An increasingly important skill in the business world is knowing how to write a good white paper. That’s because so many companies are discovering the many advantages of white papers, including their ability to be used in marketing programs.
Good white papers aren’t brochures
Some people assume that writing a white paper is just like creating a brochure, but they are actually very different. Brochures and other promotional documents are written to sell directly to prospects and customers. They may use language similar to what appears in advertisements or promotional emails, and are usually created to get someone to act right away. In comparison, white papers are educational tools designed to help audiences better understand a particular subject or course of action. White papers should be written in a serious, straightforward way.
Structuring a good white paper
White paper titles should also be serious and straightforward, rather than clever or promotional. They should describe the issue that’s important to the desired reader. White papers often begin with a brief description of the problem or challenge faced by the audience. Next, they explore the different types of solutions that have been developed in response to the problem or challenge, examining the advantages and disadvantages of each. Again, instead of being promotional, they should focus on facts. Most marketing white papers end with a short section describing the writer’s product or service, and an even shorter description of the company.

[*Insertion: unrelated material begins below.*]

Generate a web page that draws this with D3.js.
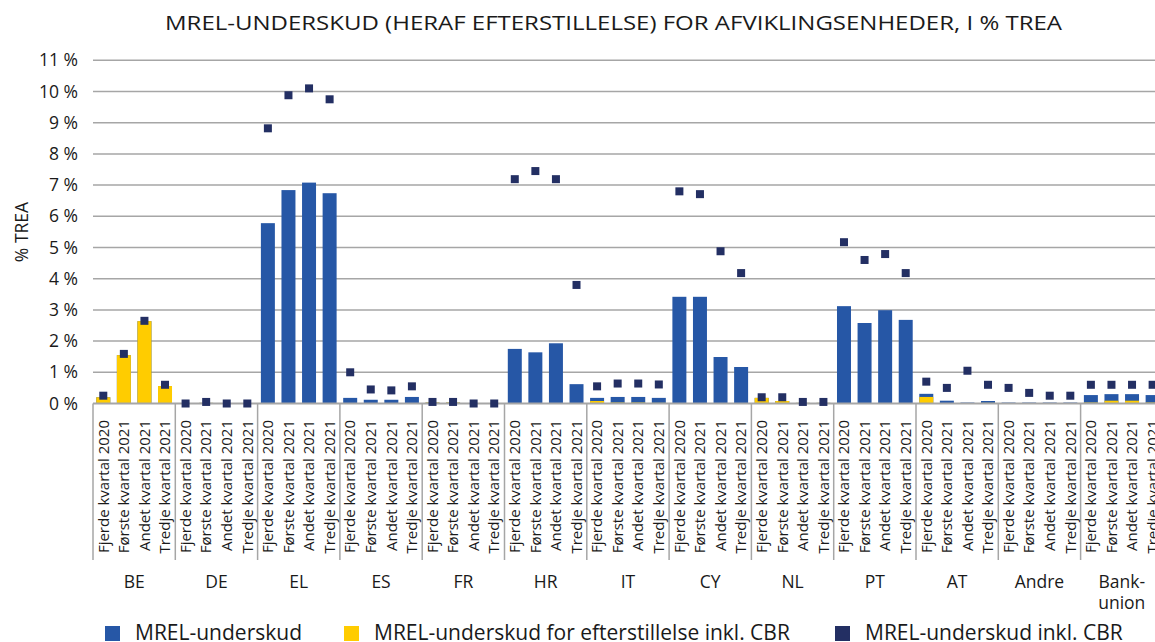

Good white papers take time to write
While most people can write a blog post in an hour or two, white papers usually demand more research, drawing upon the knowledge of multiple experts and selecting the topics of greatest interest to the audience. The process of writing, reviewing, revising, and design can easily take a company a month or more to complete.
Do subject matter experts write good white papers?

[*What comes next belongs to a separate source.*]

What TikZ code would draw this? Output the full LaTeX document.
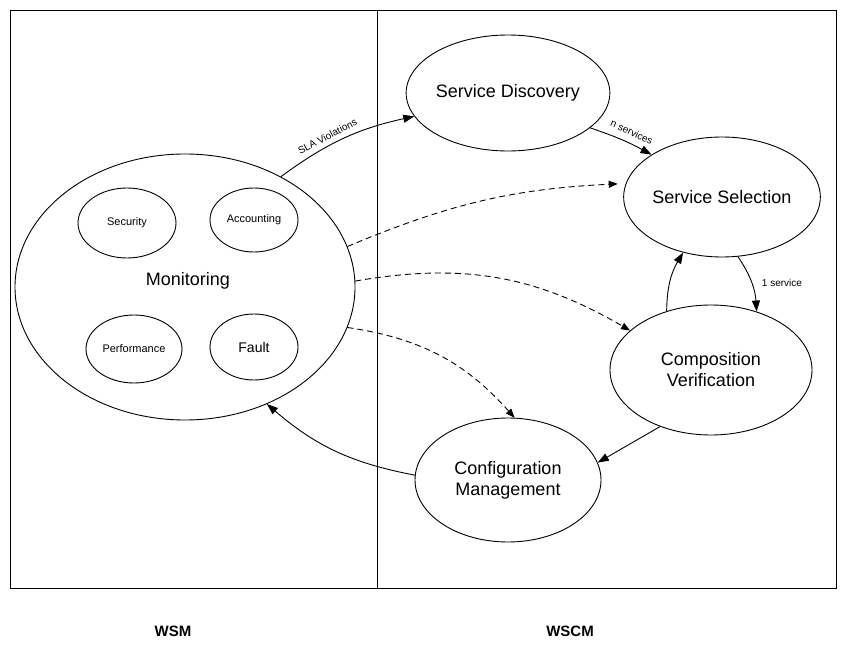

Some companies assign the responsibility of creating white papers to the technical members of their staffs, because they have the information the papers will cover. While a good white paper covers technical information, it shouldn’t be written in technical language, because the reader probably won’t be familiar with those technical details. A professional white paper writer must develop a thorough understanding of the subject matter, so they’ll ask questions you and your team may not have considered. Those are likely to be many of the same questions your prospective customers might ask, so they can help you frame the messages in the most compelling and effective ways.